## Task requirements
Copy only what lies from the line containing "Clone this chart in seaborn and matplotlib." through the line containing "y_ticks = [0, 1000, 2000, 3000, 4000, 5000, 6000]" in the entries below, keeping both end lines exact and dropping every picture.

## Stored rows
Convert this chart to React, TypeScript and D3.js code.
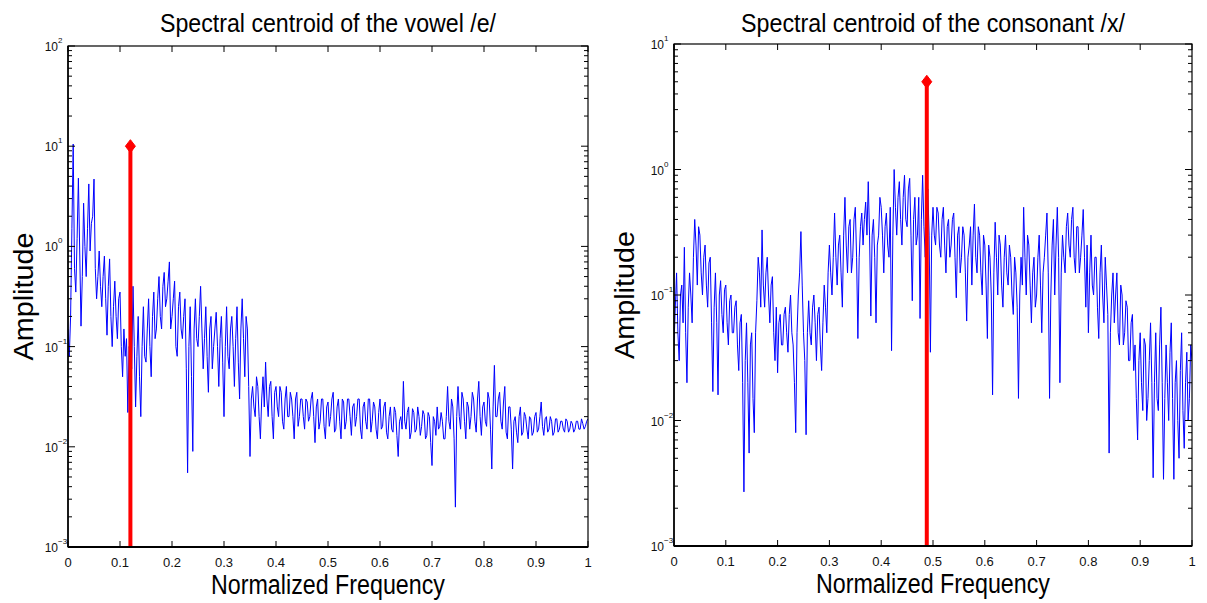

==

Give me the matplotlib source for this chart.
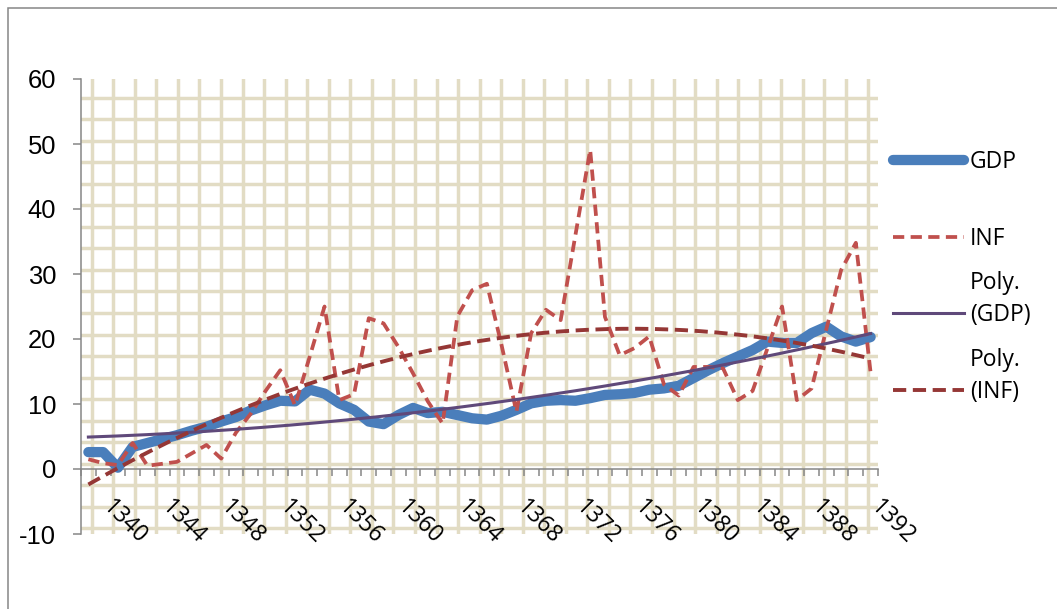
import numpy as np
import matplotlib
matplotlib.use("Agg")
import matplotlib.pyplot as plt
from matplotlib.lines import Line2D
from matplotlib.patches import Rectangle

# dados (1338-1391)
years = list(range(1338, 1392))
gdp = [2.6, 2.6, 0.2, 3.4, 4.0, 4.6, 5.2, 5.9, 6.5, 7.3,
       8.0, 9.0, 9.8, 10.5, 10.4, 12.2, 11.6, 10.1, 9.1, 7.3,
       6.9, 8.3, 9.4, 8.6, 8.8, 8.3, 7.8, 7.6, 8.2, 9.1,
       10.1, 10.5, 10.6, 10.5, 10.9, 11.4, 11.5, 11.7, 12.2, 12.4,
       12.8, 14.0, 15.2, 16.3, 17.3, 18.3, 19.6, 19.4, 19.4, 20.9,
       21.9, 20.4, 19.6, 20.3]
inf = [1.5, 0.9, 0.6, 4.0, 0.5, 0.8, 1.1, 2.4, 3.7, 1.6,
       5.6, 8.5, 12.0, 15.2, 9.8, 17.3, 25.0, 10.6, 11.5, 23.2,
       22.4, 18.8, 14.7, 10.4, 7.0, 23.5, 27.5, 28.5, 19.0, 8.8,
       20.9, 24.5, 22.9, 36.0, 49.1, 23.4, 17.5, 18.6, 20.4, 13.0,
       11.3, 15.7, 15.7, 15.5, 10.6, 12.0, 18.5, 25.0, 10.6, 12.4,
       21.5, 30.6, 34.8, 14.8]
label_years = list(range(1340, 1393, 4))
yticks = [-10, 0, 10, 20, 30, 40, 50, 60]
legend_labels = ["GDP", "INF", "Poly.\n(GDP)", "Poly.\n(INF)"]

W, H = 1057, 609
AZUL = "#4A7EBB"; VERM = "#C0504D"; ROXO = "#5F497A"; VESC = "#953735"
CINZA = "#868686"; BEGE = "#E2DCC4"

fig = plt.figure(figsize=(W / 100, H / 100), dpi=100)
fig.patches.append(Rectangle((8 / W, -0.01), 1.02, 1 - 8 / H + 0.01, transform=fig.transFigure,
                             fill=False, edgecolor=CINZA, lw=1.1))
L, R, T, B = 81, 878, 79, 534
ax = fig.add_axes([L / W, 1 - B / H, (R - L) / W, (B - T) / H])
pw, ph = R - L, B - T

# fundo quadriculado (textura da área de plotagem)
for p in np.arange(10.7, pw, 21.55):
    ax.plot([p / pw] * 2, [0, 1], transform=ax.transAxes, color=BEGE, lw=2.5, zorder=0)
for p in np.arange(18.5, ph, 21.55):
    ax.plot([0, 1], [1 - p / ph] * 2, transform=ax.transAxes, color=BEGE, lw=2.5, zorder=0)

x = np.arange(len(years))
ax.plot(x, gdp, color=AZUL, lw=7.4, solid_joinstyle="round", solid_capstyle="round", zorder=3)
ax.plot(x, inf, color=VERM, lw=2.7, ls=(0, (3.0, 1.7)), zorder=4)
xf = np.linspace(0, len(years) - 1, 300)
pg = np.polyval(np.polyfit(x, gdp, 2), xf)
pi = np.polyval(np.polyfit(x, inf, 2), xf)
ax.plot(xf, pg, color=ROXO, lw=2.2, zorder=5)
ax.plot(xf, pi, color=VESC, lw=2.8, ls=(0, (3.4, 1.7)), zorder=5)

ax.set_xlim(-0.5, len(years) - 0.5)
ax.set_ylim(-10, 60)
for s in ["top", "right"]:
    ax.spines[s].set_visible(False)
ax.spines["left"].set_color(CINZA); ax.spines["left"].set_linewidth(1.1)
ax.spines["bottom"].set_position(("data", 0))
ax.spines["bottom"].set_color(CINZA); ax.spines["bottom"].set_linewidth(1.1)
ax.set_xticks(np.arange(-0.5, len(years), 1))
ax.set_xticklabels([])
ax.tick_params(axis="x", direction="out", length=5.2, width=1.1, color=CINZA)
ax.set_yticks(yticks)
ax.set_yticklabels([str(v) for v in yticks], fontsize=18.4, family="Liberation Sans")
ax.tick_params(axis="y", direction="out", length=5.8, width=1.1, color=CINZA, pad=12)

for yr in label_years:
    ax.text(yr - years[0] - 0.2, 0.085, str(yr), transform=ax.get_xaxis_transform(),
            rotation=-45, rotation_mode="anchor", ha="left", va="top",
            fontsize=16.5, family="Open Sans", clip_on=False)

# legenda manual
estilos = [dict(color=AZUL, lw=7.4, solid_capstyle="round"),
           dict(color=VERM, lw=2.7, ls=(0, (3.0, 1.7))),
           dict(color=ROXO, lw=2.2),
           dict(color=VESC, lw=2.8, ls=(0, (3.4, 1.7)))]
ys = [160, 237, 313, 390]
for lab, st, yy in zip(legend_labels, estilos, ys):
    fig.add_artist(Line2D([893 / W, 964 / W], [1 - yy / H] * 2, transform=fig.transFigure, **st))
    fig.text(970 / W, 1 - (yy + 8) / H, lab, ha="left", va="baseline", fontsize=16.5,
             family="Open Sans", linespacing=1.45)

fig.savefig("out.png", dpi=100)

==

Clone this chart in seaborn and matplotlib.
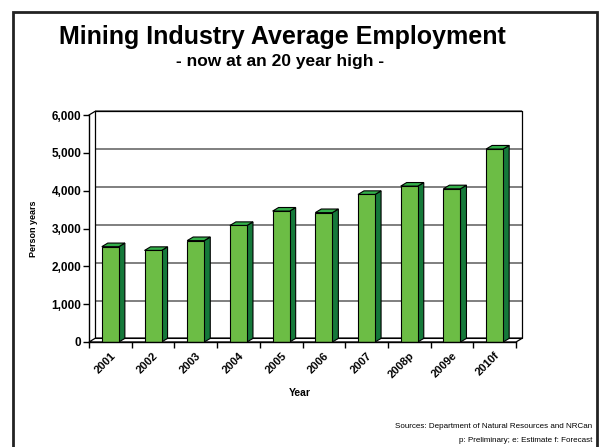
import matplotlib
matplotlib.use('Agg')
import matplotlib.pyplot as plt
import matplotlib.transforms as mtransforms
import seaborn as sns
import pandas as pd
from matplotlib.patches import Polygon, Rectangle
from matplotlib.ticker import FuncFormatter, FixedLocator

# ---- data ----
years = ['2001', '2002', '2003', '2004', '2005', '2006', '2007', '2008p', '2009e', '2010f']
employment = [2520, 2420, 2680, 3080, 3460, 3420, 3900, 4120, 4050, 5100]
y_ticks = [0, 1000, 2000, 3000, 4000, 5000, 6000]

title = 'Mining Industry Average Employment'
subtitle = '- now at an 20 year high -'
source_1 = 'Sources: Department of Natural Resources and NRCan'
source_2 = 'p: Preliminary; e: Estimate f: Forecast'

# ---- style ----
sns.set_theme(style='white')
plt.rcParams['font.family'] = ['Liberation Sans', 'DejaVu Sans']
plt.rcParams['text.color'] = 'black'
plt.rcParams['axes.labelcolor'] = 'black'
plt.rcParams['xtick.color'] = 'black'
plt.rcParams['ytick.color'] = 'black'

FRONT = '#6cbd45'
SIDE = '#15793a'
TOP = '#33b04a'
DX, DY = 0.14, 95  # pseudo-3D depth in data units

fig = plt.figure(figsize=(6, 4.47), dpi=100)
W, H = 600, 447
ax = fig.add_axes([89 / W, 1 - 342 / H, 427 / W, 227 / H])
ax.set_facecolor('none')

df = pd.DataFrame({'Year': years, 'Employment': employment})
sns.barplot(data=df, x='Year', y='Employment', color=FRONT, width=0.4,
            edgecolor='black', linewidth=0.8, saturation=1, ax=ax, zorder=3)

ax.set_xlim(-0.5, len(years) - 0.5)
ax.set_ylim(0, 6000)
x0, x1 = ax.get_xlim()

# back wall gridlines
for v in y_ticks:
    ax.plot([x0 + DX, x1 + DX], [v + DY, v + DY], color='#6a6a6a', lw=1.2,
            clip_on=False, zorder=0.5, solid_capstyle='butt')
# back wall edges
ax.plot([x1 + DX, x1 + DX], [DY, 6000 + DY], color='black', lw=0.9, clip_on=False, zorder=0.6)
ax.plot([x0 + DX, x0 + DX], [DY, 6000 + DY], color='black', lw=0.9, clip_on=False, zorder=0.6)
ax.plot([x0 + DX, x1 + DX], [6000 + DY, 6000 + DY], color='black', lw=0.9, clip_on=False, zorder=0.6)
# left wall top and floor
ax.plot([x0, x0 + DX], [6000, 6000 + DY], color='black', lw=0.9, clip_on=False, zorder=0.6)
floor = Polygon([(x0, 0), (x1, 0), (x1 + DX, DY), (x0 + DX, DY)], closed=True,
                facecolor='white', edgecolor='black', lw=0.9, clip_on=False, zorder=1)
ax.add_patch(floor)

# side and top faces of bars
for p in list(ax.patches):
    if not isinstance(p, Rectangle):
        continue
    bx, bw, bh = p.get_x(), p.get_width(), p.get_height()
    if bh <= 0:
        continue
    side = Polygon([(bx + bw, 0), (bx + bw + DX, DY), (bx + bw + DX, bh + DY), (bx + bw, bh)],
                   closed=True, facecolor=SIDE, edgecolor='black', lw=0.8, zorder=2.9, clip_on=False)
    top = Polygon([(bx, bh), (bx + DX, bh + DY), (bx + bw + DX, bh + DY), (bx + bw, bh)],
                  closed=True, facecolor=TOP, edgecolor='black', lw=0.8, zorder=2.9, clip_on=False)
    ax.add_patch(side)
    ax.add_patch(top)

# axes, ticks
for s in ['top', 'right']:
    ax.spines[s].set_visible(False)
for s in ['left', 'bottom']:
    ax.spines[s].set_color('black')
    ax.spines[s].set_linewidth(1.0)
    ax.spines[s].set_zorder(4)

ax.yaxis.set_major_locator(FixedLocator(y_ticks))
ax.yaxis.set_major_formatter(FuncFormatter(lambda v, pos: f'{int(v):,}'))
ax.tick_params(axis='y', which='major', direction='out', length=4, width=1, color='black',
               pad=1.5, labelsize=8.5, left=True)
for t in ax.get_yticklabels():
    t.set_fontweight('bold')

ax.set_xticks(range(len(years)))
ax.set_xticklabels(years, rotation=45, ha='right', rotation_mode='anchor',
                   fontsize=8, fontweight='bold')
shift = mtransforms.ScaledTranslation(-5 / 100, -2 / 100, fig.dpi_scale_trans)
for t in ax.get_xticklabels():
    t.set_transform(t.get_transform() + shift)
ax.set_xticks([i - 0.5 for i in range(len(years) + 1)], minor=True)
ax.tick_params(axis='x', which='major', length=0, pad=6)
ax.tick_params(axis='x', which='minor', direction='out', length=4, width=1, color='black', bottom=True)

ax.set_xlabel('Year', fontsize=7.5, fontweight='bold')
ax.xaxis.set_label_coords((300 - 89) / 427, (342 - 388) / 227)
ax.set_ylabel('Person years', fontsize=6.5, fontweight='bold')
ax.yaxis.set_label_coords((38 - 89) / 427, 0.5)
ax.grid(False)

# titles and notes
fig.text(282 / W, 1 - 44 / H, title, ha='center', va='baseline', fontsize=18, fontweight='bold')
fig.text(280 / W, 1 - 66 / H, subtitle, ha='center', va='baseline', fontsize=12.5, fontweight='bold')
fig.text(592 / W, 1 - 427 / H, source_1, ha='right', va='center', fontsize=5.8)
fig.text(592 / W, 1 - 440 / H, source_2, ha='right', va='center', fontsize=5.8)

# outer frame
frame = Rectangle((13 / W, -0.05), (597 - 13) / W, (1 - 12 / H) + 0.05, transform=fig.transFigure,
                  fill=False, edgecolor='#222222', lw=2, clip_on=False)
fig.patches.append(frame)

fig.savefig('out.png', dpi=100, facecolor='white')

## Result of this exercise
Clone this chart in seaborn and matplotlib.
import matplotlib
matplotlib.use('Agg')
import matplotlib.pyplot as plt
import matplotlib.transforms as mtransforms
import seaborn as sns
import pandas as pd
from matplotlib.patches import Polygon, Rectangle
from matplotlib.ticker import FuncFormatter, FixedLocator

# ---- data ----
years = ['2001', '2002', '2003', '2004', '2005', '2006', '2007', '2008p', '2009e', '2010f']
employment = [2520, 2420, 2680, 3080, 3460, 3420, 3900, 4120, 4050, 5100]
y_ticks = [0, 1000, 2000, 3000, 4000, 5000, 6000]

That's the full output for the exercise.